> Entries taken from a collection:
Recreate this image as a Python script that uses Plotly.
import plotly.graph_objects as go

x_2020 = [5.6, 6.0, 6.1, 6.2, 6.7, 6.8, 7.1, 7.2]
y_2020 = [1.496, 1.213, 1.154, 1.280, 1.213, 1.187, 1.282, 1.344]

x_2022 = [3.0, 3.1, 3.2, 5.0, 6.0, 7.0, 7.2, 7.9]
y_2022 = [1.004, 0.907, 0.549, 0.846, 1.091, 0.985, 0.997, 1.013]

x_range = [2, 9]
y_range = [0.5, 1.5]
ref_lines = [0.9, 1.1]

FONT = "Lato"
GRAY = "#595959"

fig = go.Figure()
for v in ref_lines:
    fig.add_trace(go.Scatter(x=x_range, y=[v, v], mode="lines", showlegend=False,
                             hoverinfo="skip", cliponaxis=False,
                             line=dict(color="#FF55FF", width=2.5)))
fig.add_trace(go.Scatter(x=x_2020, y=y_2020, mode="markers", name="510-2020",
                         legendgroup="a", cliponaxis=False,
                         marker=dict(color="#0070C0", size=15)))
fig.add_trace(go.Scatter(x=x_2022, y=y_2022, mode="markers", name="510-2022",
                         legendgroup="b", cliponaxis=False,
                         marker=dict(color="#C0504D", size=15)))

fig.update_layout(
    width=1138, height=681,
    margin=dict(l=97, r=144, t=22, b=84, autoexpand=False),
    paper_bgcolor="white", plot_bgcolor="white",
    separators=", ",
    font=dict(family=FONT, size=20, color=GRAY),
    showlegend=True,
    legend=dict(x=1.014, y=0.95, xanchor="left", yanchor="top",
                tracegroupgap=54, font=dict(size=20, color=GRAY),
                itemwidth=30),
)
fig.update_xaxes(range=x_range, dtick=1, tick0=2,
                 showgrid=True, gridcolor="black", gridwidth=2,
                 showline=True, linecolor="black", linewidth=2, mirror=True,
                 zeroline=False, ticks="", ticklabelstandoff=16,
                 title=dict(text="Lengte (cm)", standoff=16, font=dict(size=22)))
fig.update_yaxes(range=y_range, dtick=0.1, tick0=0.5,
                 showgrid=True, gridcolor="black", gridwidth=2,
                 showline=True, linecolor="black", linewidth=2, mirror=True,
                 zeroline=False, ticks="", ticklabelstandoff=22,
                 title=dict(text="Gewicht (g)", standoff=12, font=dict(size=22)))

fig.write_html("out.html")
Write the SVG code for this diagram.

> Task to carry out:
Extract the full listing above without alteration.

> The result:
Recreate this image as a Python script that uses Plotly.
import plotly.graph_objects as go

x_2020 = [5.6, 6.0, 6.1, 6.2, 6.7, 6.8, 7.1, 7.2]
y_2020 = [1.496, 1.213, 1.154, 1.280, 1.213, 1.187, 1.282, 1.344]

x_2022 = [3.0, 3.1, 3.2, 5.0, 6.0, 7.0, 7.2, 7.9]
y_2022 = [1.004, 0.907, 0.549, 0.846, 1.091, 0.985, 0.997, 1.013]

x_range = [2, 9]
y_range = [0.5, 1.5]
ref_lines = [0.9, 1.1]

FONT = "Lato"
GRAY = "#595959"

fig = go.Figure()
for v in ref_lines:
    fig.add_trace(go.Scatter(x=x_range, y=[v, v], mode="lines", showlegend=False,
                             hoverinfo="skip", cliponaxis=False,
                             line=dict(color="#FF55FF", width=2.5)))
fig.add_trace(go.Scatter(x=x_2020, y=y_2020, mode="markers", name="510-2020",
                         legendgroup="a", cliponaxis=False,
                         marker=dict(color="#0070C0", size=15)))
fig.add_trace(go.Scatter(x=x_2022, y=y_2022, mode="markers", name="510-2022",
                         legendgroup="b", cliponaxis=False,
                         marker=dict(color="#C0504D", size=15)))

fig.update_layout(
    width=1138, height=681,
    margin=dict(l=97, r=144, t=22, b=84, autoexpand=False),
    paper_bgcolor="white", plot_bgcolor="white",
    separators=", ",
    font=dict(family=FONT, size=20, color=GRAY),
    showlegend=True,
    legend=dict(x=1.014, y=0.95, xanchor="left", yanchor="top",
                tracegroupgap=54, font=dict(size=20, color=GRAY),
                itemwidth=30),
)
fig.update_xaxes(range=x_range, dtick=1, tick0=2,
                 showgrid=True, gridcolor="black", gridwidth=2,
                 showline=True, linecolor="black", linewidth=2, mirror=True,
                 zeroline=False, ticks="", ticklabelstandoff=16,
                 title=dict(text="Lengte (cm)", standoff=16, font=dict(size=22)))
fig.update_yaxes(range=y_range, dtick=0.1, tick0=0.5,
                 showgrid=True, gridcolor="black", gridwidth=2,
                 showline=True, linecolor="black", linewidth=2, mirror=True,
                 zeroline=False, ticks="", ticklabelstandoff=22,
                 title=dict(text="Gewicht (g)", standoff=12, font=dict(size=22)))

fig.write_html("out.html")
Write the SVG code for this diagram.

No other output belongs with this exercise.